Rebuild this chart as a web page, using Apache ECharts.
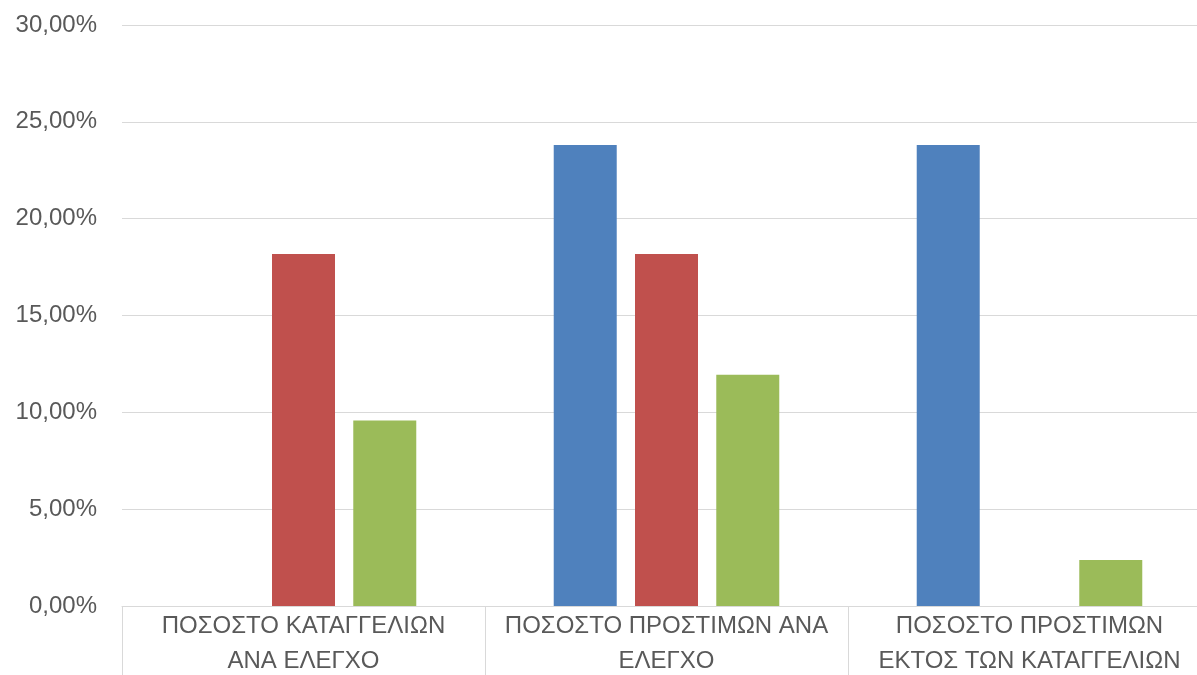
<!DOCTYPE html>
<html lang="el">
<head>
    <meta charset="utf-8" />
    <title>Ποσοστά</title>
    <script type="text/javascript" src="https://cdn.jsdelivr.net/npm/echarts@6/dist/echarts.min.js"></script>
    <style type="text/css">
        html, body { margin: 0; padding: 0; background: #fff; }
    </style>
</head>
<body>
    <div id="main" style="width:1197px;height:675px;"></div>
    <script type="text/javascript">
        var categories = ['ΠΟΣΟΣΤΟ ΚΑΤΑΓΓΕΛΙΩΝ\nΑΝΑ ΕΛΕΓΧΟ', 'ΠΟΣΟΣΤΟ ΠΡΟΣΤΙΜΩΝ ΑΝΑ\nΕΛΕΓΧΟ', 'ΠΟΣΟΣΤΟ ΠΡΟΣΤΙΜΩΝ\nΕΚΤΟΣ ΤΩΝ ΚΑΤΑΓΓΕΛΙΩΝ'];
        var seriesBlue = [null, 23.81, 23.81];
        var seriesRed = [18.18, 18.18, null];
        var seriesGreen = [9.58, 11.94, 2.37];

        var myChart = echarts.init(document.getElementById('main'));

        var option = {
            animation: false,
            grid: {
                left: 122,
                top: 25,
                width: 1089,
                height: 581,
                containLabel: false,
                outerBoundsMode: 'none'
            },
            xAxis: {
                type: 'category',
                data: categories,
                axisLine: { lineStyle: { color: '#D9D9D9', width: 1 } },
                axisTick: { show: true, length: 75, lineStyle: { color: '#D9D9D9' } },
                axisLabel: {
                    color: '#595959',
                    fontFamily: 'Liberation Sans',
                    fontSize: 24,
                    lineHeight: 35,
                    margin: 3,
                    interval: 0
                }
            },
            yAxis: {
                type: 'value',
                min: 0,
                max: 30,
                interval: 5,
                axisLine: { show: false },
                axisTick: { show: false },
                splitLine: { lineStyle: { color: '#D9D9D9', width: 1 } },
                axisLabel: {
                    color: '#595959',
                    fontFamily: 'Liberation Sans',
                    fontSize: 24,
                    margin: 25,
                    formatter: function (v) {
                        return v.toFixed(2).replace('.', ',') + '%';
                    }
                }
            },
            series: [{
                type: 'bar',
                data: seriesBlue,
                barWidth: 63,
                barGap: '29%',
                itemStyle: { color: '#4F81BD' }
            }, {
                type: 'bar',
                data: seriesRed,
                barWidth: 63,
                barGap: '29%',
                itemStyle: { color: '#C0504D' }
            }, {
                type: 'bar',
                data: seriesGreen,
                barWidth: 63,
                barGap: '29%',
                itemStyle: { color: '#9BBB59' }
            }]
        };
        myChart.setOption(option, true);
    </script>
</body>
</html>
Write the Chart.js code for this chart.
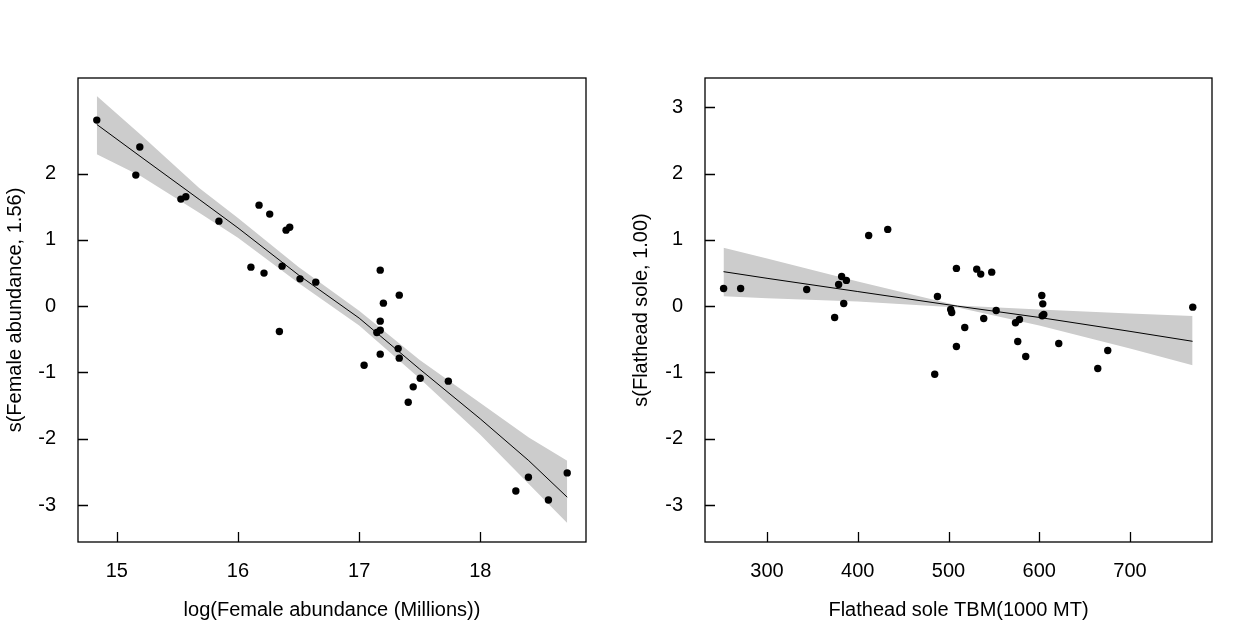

+ + + + + + +

Given task: Write out nothing but the lines from the start of the data through the line with "var myChart = echarts.init(document.getElementById('main'));". Leave out the pictures.

Expected output:
Rebuild this chart as a web page, using Apache ECharts.
<!DOCTYPE html>
<html lang="el">
<head>
    <meta charset="utf-8" />
    <title>Ποσοστά</title>
    <script type="text/javascript" src="https://cdn.jsdelivr.net/npm/echarts@6/dist/echarts.min.js"></script>
    <style type="text/css">
        html, body { margin: 0; padding: 0; background: #fff; }
    </style>
</head>
<body>
    <div id="main" style="width:1197px;height:675px;"></div>
    <script type="text/javascript">
        var categories = ['ΠΟΣΟΣΤΟ ΚΑΤΑΓΓΕΛΙΩΝ\nΑΝΑ ΕΛΕΓΧΟ', 'ΠΟΣΟΣΤΟ ΠΡΟΣΤΙΜΩΝ ΑΝΑ\nΕΛΕΓΧΟ', 'ΠΟΣΟΣΤΟ ΠΡΟΣΤΙΜΩΝ\nΕΚΤΟΣ ΤΩΝ ΚΑΤΑΓΓΕΛΙΩΝ'];
        var seriesBlue = [null, 23.81, 23.81];
        var seriesRed = [18.18, 18.18, null];
        var seriesGreen = [9.58, 11.94, 2.37];

        var myChart = echarts.init(document.getElementById('main'));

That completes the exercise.